> [What to produce]:
The copy must start at the line that contains "Reproduce this chart with Apache ECharts." and finish at the line that contains "const yAxisName = 'млн сомов';", reproducing each line exactly. Any picture in that span is omitted.

__________________________________________________

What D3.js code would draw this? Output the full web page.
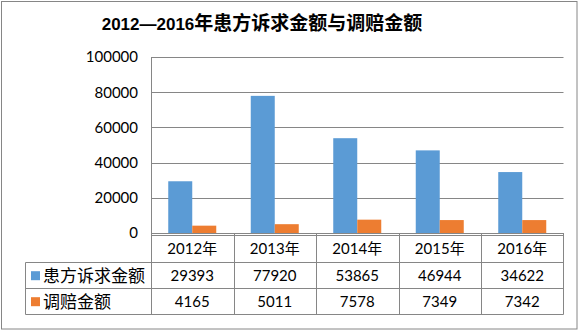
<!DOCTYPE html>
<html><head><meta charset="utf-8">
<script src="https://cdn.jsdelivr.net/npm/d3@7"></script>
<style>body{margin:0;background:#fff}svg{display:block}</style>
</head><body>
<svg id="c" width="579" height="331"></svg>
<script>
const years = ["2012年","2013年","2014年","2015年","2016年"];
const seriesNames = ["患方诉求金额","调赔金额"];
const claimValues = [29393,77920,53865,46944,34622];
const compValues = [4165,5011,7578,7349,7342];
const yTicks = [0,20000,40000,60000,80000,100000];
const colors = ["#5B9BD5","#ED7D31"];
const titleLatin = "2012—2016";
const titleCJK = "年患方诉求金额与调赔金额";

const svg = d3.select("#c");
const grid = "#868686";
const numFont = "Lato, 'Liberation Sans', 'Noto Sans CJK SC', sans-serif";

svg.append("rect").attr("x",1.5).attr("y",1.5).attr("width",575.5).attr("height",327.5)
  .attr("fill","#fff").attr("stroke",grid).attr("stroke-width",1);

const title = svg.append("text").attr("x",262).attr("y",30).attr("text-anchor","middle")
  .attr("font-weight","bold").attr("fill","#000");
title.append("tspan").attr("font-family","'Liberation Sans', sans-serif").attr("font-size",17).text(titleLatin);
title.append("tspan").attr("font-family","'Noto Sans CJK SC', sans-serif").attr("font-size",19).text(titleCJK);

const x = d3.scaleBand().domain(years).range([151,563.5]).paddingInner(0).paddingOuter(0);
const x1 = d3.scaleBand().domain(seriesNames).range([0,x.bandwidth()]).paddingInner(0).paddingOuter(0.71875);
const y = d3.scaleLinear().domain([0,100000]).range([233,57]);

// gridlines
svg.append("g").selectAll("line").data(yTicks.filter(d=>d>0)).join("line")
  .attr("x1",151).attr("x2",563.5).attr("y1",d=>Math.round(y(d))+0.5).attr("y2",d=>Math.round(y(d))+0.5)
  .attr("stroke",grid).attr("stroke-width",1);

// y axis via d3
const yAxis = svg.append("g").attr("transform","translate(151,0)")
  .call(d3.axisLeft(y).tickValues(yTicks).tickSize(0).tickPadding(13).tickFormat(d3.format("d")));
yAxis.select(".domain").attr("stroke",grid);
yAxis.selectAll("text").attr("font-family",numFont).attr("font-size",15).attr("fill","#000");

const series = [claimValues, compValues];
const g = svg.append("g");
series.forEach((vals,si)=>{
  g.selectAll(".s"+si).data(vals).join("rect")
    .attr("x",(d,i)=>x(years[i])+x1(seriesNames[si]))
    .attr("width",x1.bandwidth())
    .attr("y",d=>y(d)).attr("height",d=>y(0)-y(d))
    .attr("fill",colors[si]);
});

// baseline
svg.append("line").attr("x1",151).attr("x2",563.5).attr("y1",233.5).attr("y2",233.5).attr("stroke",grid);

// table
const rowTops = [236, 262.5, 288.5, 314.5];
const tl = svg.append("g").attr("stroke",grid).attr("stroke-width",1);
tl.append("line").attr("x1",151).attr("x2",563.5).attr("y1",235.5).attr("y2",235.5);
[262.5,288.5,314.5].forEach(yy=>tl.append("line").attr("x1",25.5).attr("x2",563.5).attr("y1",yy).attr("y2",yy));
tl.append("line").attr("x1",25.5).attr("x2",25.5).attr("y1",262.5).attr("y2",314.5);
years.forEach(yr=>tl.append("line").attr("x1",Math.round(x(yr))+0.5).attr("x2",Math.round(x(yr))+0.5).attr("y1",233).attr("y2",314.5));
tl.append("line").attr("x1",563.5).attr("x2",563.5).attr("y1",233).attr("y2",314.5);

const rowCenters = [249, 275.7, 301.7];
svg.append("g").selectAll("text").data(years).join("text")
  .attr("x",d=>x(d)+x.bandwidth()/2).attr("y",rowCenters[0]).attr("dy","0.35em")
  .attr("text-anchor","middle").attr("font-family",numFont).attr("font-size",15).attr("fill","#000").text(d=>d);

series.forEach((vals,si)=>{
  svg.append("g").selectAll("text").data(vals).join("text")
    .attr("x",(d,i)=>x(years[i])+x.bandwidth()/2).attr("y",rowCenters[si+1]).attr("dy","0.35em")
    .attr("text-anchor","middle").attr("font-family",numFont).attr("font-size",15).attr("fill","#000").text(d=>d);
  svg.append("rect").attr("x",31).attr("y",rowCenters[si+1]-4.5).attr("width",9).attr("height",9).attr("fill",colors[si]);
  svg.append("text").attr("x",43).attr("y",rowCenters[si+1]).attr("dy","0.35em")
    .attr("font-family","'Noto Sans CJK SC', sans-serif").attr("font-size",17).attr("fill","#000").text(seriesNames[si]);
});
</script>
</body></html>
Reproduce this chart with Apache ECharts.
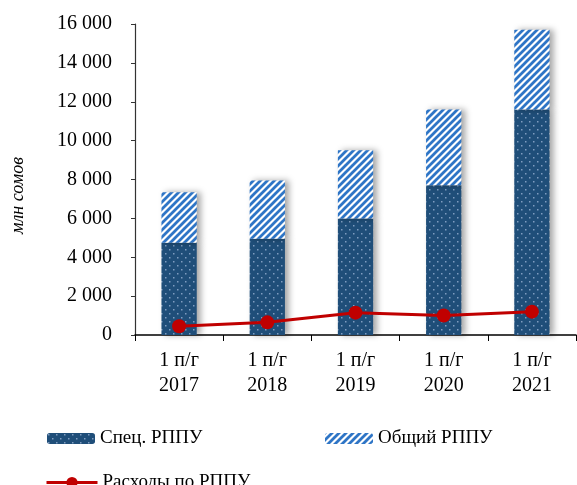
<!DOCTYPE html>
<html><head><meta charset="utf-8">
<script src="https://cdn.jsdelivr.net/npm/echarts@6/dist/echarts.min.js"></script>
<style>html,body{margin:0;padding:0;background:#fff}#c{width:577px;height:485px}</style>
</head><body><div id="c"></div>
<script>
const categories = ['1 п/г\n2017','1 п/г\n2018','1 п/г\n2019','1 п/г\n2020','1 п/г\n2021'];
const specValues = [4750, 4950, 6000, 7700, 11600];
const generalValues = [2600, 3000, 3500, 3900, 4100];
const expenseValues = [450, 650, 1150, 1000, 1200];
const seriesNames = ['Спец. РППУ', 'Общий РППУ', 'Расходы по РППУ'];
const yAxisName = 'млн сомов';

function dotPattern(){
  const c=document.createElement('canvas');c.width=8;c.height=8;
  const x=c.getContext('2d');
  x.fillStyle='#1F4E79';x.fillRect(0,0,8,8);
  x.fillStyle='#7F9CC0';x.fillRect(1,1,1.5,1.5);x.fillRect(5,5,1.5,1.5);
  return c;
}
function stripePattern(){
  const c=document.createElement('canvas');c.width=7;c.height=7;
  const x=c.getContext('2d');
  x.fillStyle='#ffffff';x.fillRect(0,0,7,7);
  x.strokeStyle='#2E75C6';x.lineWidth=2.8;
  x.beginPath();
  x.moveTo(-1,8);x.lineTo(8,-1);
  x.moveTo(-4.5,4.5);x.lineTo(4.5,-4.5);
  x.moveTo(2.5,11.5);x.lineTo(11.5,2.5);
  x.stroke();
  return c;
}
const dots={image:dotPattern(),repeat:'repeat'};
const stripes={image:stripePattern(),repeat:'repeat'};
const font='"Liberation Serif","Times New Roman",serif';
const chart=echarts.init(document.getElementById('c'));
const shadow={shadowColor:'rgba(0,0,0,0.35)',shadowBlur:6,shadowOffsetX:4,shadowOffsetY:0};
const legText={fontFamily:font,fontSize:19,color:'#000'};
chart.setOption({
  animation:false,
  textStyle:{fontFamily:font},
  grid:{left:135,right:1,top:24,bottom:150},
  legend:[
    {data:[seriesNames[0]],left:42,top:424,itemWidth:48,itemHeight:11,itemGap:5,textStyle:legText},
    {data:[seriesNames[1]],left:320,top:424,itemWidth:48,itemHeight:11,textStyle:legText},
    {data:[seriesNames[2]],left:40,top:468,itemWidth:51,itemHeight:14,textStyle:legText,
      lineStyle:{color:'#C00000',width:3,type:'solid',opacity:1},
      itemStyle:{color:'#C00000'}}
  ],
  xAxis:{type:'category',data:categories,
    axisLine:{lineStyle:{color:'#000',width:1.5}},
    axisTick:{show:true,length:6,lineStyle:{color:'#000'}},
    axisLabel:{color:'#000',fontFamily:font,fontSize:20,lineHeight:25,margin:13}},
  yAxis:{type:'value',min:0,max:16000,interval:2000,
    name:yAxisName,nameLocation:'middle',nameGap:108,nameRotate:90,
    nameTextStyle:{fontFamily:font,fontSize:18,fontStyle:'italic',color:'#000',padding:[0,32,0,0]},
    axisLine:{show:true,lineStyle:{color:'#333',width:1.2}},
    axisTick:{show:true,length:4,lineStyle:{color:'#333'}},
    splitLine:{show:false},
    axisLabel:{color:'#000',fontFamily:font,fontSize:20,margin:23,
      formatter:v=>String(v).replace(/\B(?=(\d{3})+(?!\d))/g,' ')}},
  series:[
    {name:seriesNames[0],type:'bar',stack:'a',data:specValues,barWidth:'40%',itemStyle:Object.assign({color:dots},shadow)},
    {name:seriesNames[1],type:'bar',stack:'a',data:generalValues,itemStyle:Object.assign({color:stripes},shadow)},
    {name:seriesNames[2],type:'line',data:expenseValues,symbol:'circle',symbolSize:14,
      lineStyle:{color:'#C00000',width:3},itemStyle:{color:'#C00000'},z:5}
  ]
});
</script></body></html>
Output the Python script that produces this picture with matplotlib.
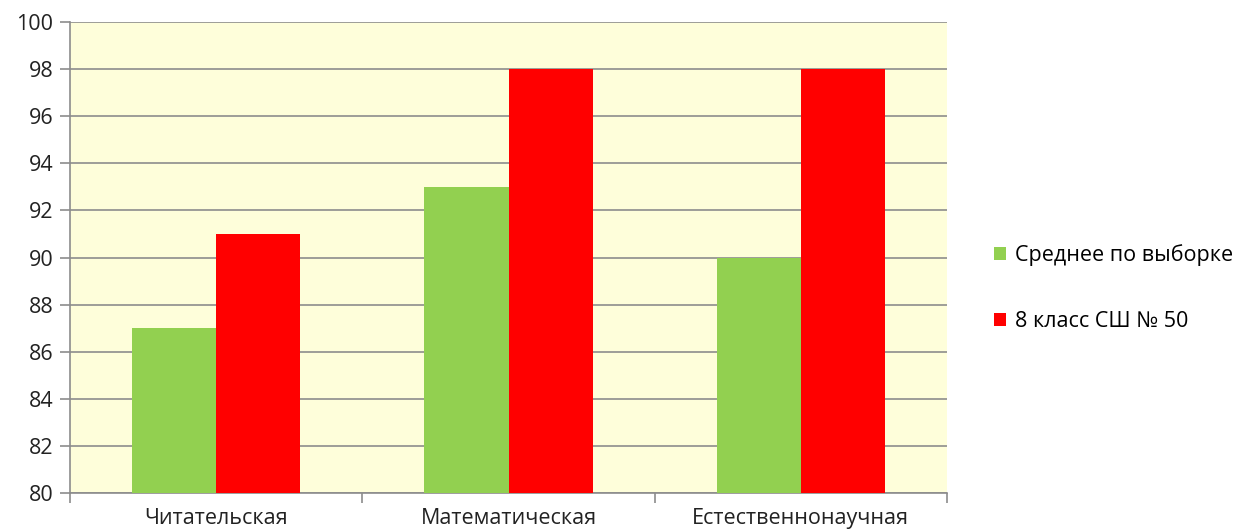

__________________________________________________

> [Exercise response]:
Reproduce this chart with Apache ECharts.
<!DOCTYPE html>
<html><head><meta charset="utf-8">
<script src="https://cdn.jsdelivr.net/npm/echarts@6/dist/echarts.min.js"></script>
<style>html,body{margin:0;padding:0;background:#fff}#c{width:577px;height:485px}</style>
</head><body><div id="c"></div>
<script>
const categories = ['1 п/г\n2017','1 п/г\n2018','1 п/г\n2019','1 п/г\n2020','1 п/г\n2021'];
const specValues = [4750, 4950, 6000, 7700, 11600];
const generalValues = [2600, 3000, 3500, 3900, 4100];
const expenseValues = [450, 650, 1150, 1000, 1200];
const seriesNames = ['Спец. РППУ', 'Общий РППУ', 'Расходы по РППУ'];
const yAxisName = 'млн сомов';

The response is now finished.